4. Curl Up In Your Coffin Cubicle
The phrase ‘curling up with a good book’ takes on a whole new meaning for coffin cubicle dwellers. Firstly, there’s probably not enough space to store a book. And secondly, curling up is the only option for these space-deprived people. So if they did curl up with a book in their restricted space, it’s probably not going to be that enjoyable.
This coffin cubicle resident can only sleep in this position. With no space to stretch out, he’s wedged in his tiny room for 8 hours or more. Sleeping right next to all of his belongings, he can’t even completely fit inside and has to leave his knees hanging out of the door.
3. Could You Cook Here?
Amid all the shocking images, you’ll find Hong Kong’s coffin cubicle residents finding amazing solutions to their space problems. Even in this tiny, cramped space the resident is managing to cook a meal. There’s more than a few problems with this, the main one being it looks like the boiling hot stock pot could tip onto the bed at any moment. Sze, a social worker who helps people in the coffin homes told CNN: “There are some very backward practices that should not be happening in Hong Kong… People in low-income housing need more rights. They shouldn’t be living on the edge.”
2. Hanging Out Gets Tricky
When your home is this small, how do you hang out with your buddies? This top-down image shows three people cramped into their tiny coffin home. One guy is having to sit on the bed to get a space at the table. Enjoying something as simple as getting together for a bowl of noodles is a challenge in these homes. What’s even harder to imagine is that these poverty-stricken people live near some of Hong Kong’s most chic and glamorous areas. The surrounding streets are filled with shopping malls, glitzy apartments and multi-million dollar urban developments.

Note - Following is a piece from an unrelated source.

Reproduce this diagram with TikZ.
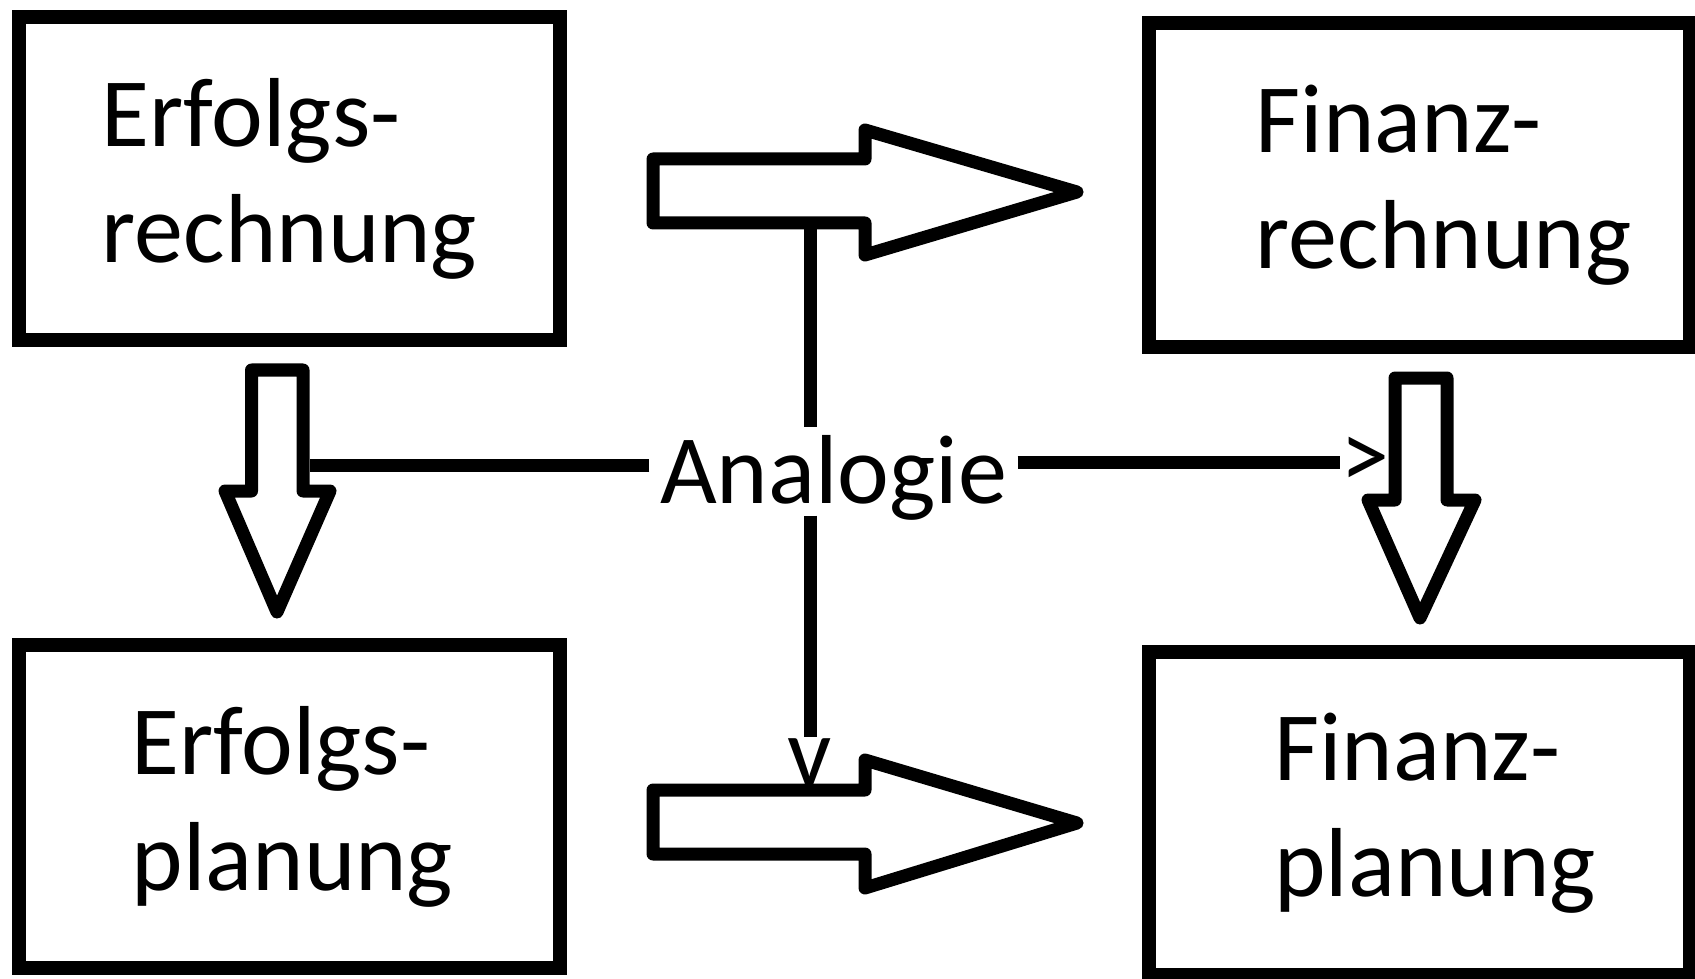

1. Even The Larger Spaces Are Squalid
If by some miracle you can find (and pay for) a slightly larger cubicle, conditions are still appalling. Faulty wiring and electrics, unsafe structures and filth are just a few of the hazards residents have to deal with. Coffin homes often appear in make shift shantytowns, hidden on rooftops. But with no other choice, families, seniors and young adults are all living in these cramped spaces. Official statistics show a drop in the number of cage homes, but the figures don’t show that the cages have just been replaces with steel or wooden walls. Hong Kong is far from finding a solution to this accommodation nightmare.